DATA LINES.
-------

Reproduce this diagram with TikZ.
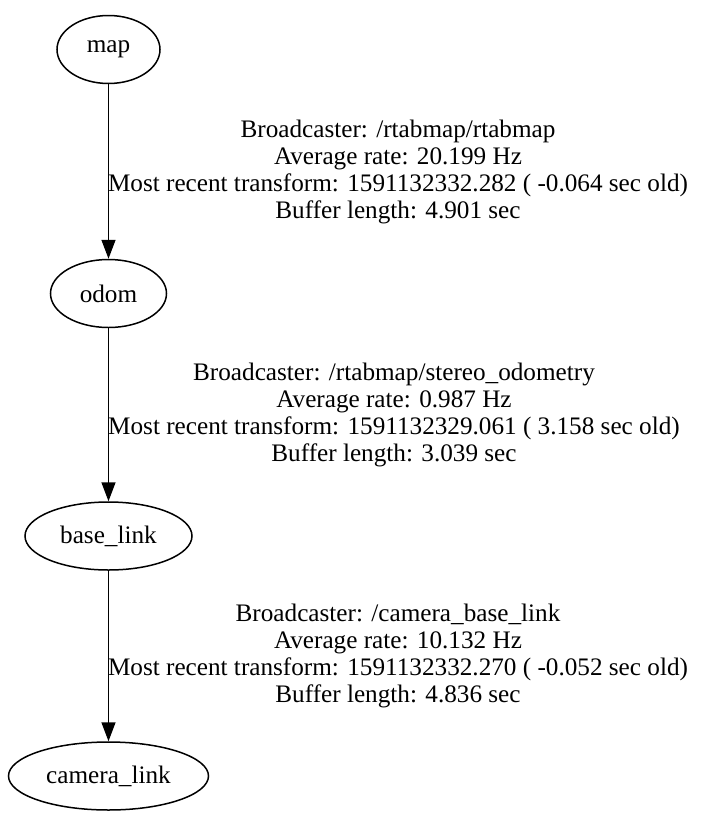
\documentclass[tikz,border=0pt]{standalone}
\usepackage{fontspec}
\setmainfont{Liberation Serif}
\usetikzlibrary{shapes.geometric,arrows.meta}
\begin{document}
\begin{tikzpicture}[x=1pt,y=-1pt,
  frame/.style={ellipse,draw,line width=1.5pt,inner sep=0pt,font=\fontsize{25.2}{28}\selectfont},
  edge/.style={line width=1.5pt,-{Triangle[length=19pt,width=14pt]}},
  lbl/.style={align=center,font=\fontsize{25.2}{27.3}\selectfont,inner sep=0pt}]
\useasboundingbox (0,0) rectangle (702,833);
\node[frame,minimum width=103pt,minimum height=68pt] (map) at (108.5,49.5) {map};
\node[frame,minimum width=116pt,minimum height=68pt] (odom) at (108.5,293.5) {odom};
\node[frame,minimum width=167pt,minimum height=68pt] (base) at (108.5,536) {base\_link};
\node[frame,minimum width=200pt,minimum height=68pt] (cam) at (108.5,776) {camera\_link};
\draw[edge] (map) -- (odom);
\draw[edge] (odom) -- (base);
\draw[edge] (base) -- (cam);
\node[lbl] (l1) at (398,172) {Broadcaster: /rtabmap/rtabmap\\Average rate: 20.199 Hz\\Most recent transform: 1591132332.282 ( -0.064 sec old)\\Buffer length: 4.901 sec};
\node[lbl] (l2) at (394,415) {Broadcaster: /rtabmap/stereo\_odometry\\Average rate: 0.987 Hz\\Most recent transform: 1591132329.061 ( 3.158 sec old)\\Buffer length: 3.039 sec};
\node[lbl] (l3) at (398,656) {Broadcaster: /camera\_base\_link\\Average rate: 10.132 Hz\\Most recent transform: 1591132332.270 ( -0.052 sec old)\\Buffer length: 4.836 sec};
\end{tikzpicture}
\end{document}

-------

GIVEN PROBLEM. Pictures excluded, quote all the data above exactly.

THE REPLY.
Reproduce this diagram with TikZ.
\documentclass[tikz,border=0pt]{standalone}
\usepackage{fontspec}
\setmainfont{Liberation Serif}
\usetikzlibrary{shapes.geometric,arrows.meta}
\begin{document}
\begin{tikzpicture}[x=1pt,y=-1pt,
  frame/.style={ellipse,draw,line width=1.5pt,inner sep=0pt,font=\fontsize{25.2}{28}\selectfont},
  edge/.style={line width=1.5pt,-{Triangle[length=19pt,width=14pt]}},
  lbl/.style={align=center,font=\fontsize{25.2}{27.3}\selectfont,inner sep=0pt}]
\useasboundingbox (0,0) rectangle (702,833);
\node[frame,minimum width=103pt,minimum height=68pt] (map) at (108.5,49.5) {map};
\node[frame,minimum width=116pt,minimum height=68pt] (odom) at (108.5,293.5) {odom};
\node[frame,minimum width=167pt,minimum height=68pt] (base) at (108.5,536) {base\_link};
\node[frame,minimum width=200pt,minimum height=68pt] (cam) at (108.5,776) {camera\_link};
\draw[edge] (map) -- (odom);
\draw[edge] (odom) -- (base);
\draw[edge] (base) -- (cam);
\node[lbl] (l1) at (398,172) {Broadcaster: /rtabmap/rtabmap\\Average rate: 20.199 Hz\\Most recent transform: 1591132332.282 ( -0.064 sec old)\\Buffer length: 4.901 sec};
\node[lbl] (l2) at (394,415) {Broadcaster: /rtabmap/stereo\_odometry\\Average rate: 0.987 Hz\\Most recent transform: 1591132329.061 ( 3.158 sec old)\\Buffer length: 3.039 sec};
\node[lbl] (l3) at (398,656) {Broadcaster: /camera\_base\_link\\Average rate: 10.132 Hz\\Most recent transform: 1591132332.270 ( -0.052 sec old)\\Buffer length: 4.836 sec};
\end{tikzpicture}
\end{document}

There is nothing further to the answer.